The third lesson is that regulation matters more than marketing. A polished website, high payout percentage, platform demo, mobile app or social media review does not prove legitimacy. Traders must check the legal entity, regulator, official domain, funding method and withdrawal terms. If those checks feel boring, good. Boring is often where the money is protected.

The fourth lesson is that binary options attract bad behaviour when sold as easy income. Short expiries, fast trade cycles and fixed payouts can encourage overtrading. Traders who chase losses may be especially vulnerable. The product makes it easy to keep clicking. That is not a feature if discipline is weak.

The fifth lesson is that legal access depends on jurisdiction. A trader in the U.S., UK, EU, Australia, Canada, South Africa or elsewhere may face very different rules. No article can replace checking local regulation. A platform accepting your deposit does not mean it is allowed to serve you. Scammers are famously relaxed about legal details when taking money.

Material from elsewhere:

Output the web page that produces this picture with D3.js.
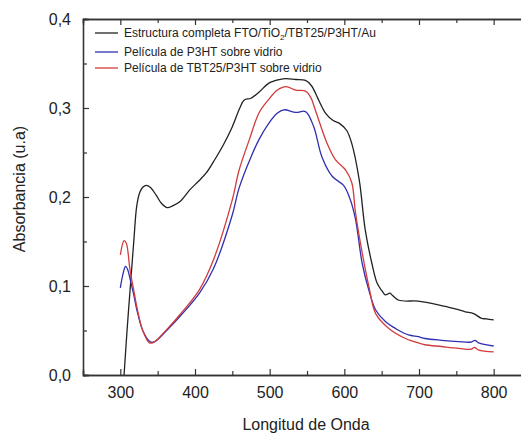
<!DOCTYPE html>
<html>
<head>
<meta charset="utf-8">
<script src="https://cdn.jsdelivr.net/npm/d3@7"></script>
<style>
  body { margin: 0; background: #fff; }
  text { font-family: "Liberation Sans", Arial, sans-serif; fill: #222; }
</style>
</head>
<body>
<svg id="chart" width="521" height="433"></svg>
<script>
// wavelength (nm) / absorbance pairs
const estructuraWl = [305, 309, 313, 318, 322, 326, 330, 335, 340, 348, 355, 363, 370, 380, 393, 405, 415, 425, 437, 450, 460, 466, 475, 486, 499, 513, 522, 535, 548, 556, 565, 575, 585, 593, 603, 610, 620, 628, 637, 644, 650, 655, 661, 665, 673, 699, 720, 735, 750, 762, 773, 783, 790, 800];
const estructuraAbs = [0.0, 0.05, 0.095, 0.15, 0.19, 0.205, 0.211, 0.213, 0.211, 0.202, 0.193, 0.188, 0.19, 0.195, 0.208, 0.218, 0.227, 0.24, 0.257, 0.279, 0.3, 0.309, 0.311, 0.318, 0.328, 0.332, 0.333, 0.332, 0.331, 0.325, 0.31, 0.294, 0.286, 0.283, 0.275, 0.26, 0.219, 0.163, 0.125, 0.103, 0.095, 0.09, 0.092, 0.089, 0.084, 0.083, 0.08, 0.077, 0.074, 0.071, 0.069, 0.064, 0.063, 0.062];

const p3htWl = [300, 304, 307, 310, 313, 318, 323, 330, 339, 345, 362, 380, 406, 425, 450, 459, 475, 486, 499, 510, 519, 535, 548, 559, 570, 584, 599, 608, 615, 624, 633, 642, 655, 669, 686, 699, 708, 730, 753, 770, 775, 780, 800];
const p3htAbs = [0.098, 0.115, 0.122, 0.118, 0.108, 0.09, 0.07, 0.05, 0.038, 0.037, 0.05, 0.066, 0.092, 0.12, 0.18, 0.21, 0.245, 0.265, 0.283, 0.294, 0.298, 0.295, 0.296, 0.279, 0.245, 0.223, 0.213, 0.197, 0.175, 0.125, 0.095, 0.073, 0.06, 0.052, 0.045, 0.043, 0.041, 0.039, 0.0375, 0.037, 0.039, 0.036, 0.0326];

const tbtWl = [300, 305, 308, 313, 318, 323, 330, 339, 345, 362, 380, 406, 425, 450, 459, 473, 486, 499, 510, 522, 535, 548, 555, 561, 577, 588, 602, 610, 615, 624, 633, 642, 660, 682, 699, 708, 730, 753, 770, 774, 780, 800];
const tbtAbs = [0.135, 0.151, 0.148, 0.118, 0.095, 0.073, 0.05, 0.036, 0.037, 0.051, 0.068, 0.096, 0.13, 0.197, 0.23, 0.265, 0.295, 0.31, 0.32, 0.324, 0.32, 0.319, 0.312, 0.298, 0.26, 0.242, 0.23, 0.216, 0.182, 0.137, 0.099, 0.069, 0.052, 0.041, 0.036, 0.034, 0.032, 0.03, 0.029, 0.031, 0.028, 0.026];

const xMajor = [300, 400, 500, 600, 700, 800];
const xMinor = [250, 350, 450, 550, 650, 750, 850];
const yMajor = [0.0, 0.1, 0.2, 0.3, 0.4];
const yMinor = [0.05, 0.15, 0.25, 0.35];

const seriesNames = ["Estructura completa FTO/TiO", "Película de P3HT sobre vidrio", "Película de TBT25/P3HT sobre vidrio"];
const seriesColors = ["#222222", "#2f2fb0", "#d23b3b"];

const svg = d3.select("#chart");
const margin = { left: 83, top: 19, right: 531, bottom: 375 };

const x = d3.scaleLinear().domain([250, 850]).range([margin.left, margin.right]);
const y = d3.scaleLinear().domain([0, 0.4]).range([margin.bottom, margin.top]);
const fmt = d => d3.format(".1f")(d).replace(".", ",");

// curves
const line = d3.line().x(d => x(d[0])).y(d => y(d[1])).curve(d3.curveCatmullRom.alpha(0.5));
const series = [
    d3.zip(estructuraWl, estructuraAbs),
    d3.zip(p3htWl, p3htAbs),
    d3.zip(tbtWl, tbtAbs)
];
// draw order: black, blue, red on top
series.forEach((s, i) => {
    svg.append("path")
        .datum(s)
        .attr("d", line)
        .attr("fill", "none")
        .attr("stroke", seriesColors[i])
        .attr("stroke-width", 1.3);
});

// axes, ticks point inward
const axisStyle = g => {
    g.select(".domain").attr("stroke", "#333").attr("stroke-width", 1.3);
    g.selectAll(".tick line").attr("stroke", "#333").attr("stroke-width", 1.2);
};

svg.append("g").attr("transform", `translate(0,${margin.bottom})`)
    .call(d3.axisBottom(x).tickValues(xMajor).tickSize(-6).tickPadding(12).tickFormat(d3.format("d")))
    .call(axisStyle)
    .call(g => g.selectAll("text").attr("font-size", 16).attr("fill", "#222"));
svg.append("g").attr("transform", `translate(0,${margin.bottom})`)
    .call(d3.axisBottom(x).tickValues(xMinor).tickSize(-4).tickFormat(""))
    .call(axisStyle);
svg.append("g").attr("transform", `translate(0,${margin.top})`)
    .call(d3.axisTop(x).tickValues(xMajor).tickSize(-6).tickFormat(""))
    .call(axisStyle);
svg.append("g").attr("transform", `translate(0,${margin.top})`)
    .call(d3.axisTop(x).tickValues(xMinor).tickSize(-4).tickFormat(""))
    .call(axisStyle);

svg.append("g").attr("transform", `translate(${margin.left},0)`)
    .call(d3.axisLeft(y).tickValues(yMajor).tickSize(-6).tickPadding(12).tickFormat(fmt))
    .call(axisStyle)
    .call(g => g.selectAll("text").attr("font-size", 16).attr("fill", "#222"));
svg.append("g").attr("transform", `translate(${margin.left},0)`)
    .call(d3.axisLeft(y).tickValues(yMinor).tickSize(-4).tickFormat(""))
    .call(axisStyle);
svg.append("g").attr("transform", `translate(${margin.right},0)`)
    .call(d3.axisRight(y).tickValues(yMajor).tickSize(-6).tickFormat(""))
    .call(axisStyle);

// axis titles
svg.append("text")
    .attr("x", 306).attr("y", 430)
    .attr("text-anchor", "middle")
    .attr("font-size", 16)
    .text("Longitud de Onda");
svg.append("text")
    .attr("transform", "translate(25,189) rotate(-90)")
    .attr("text-anchor", "middle")
    .attr("font-size", 16)
    .text("Absorbancia (u.a)");

// legend
const legendY = [33, 52, 68];
const legend = svg.append("g");
seriesNames.forEach((name, i) => {
    legend.append("line")
        .attr("x1", 95).attr("x2", 118)
        .attr("y1", legendY[i]).attr("y2", legendY[i])
        .attr("stroke", seriesColors[i]).attr("stroke-width", 1.3);
    const t = legend.append("text")
        .attr("x", 124).attr("y", legendY[i] + 4)
        .attr("font-size", 12)
        .text(name);
    if (i === 0) {
        t.append("tspan").attr("font-size", 8).attr("dy", 3).text("2");
        t.append("tspan").attr("dy", -3).text("/TBT25/P3HT/Au");
    }
});
</script>
</body>
</html>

The best modern view is balanced but cautious. Binary options are not automatically fake. They are not automatically useful either. They are fixed payout derivatives with a troubled retail history and a cleaner regulated branch. Traders should treat them accordingly.

Final Warning

Binary options began as a simple derivatives concept, entered public exchange trading in 2008, grew rapidly through online retail platforms, and then became heavily associated with fraud, complaints and regulatory bans. That history is not background trivia. It is risk information.

A trader considering binary options now should ask three questions before anything else. Is the product legal where I live? Is the venue properly regulated? Does the payout offer a real edge after risk and probability are considered?

If any answer is unclear, the trade can wait. Binary options are built around yes or no outcomes. The safest historical lesson is also yes or no: verify first, or do not trade.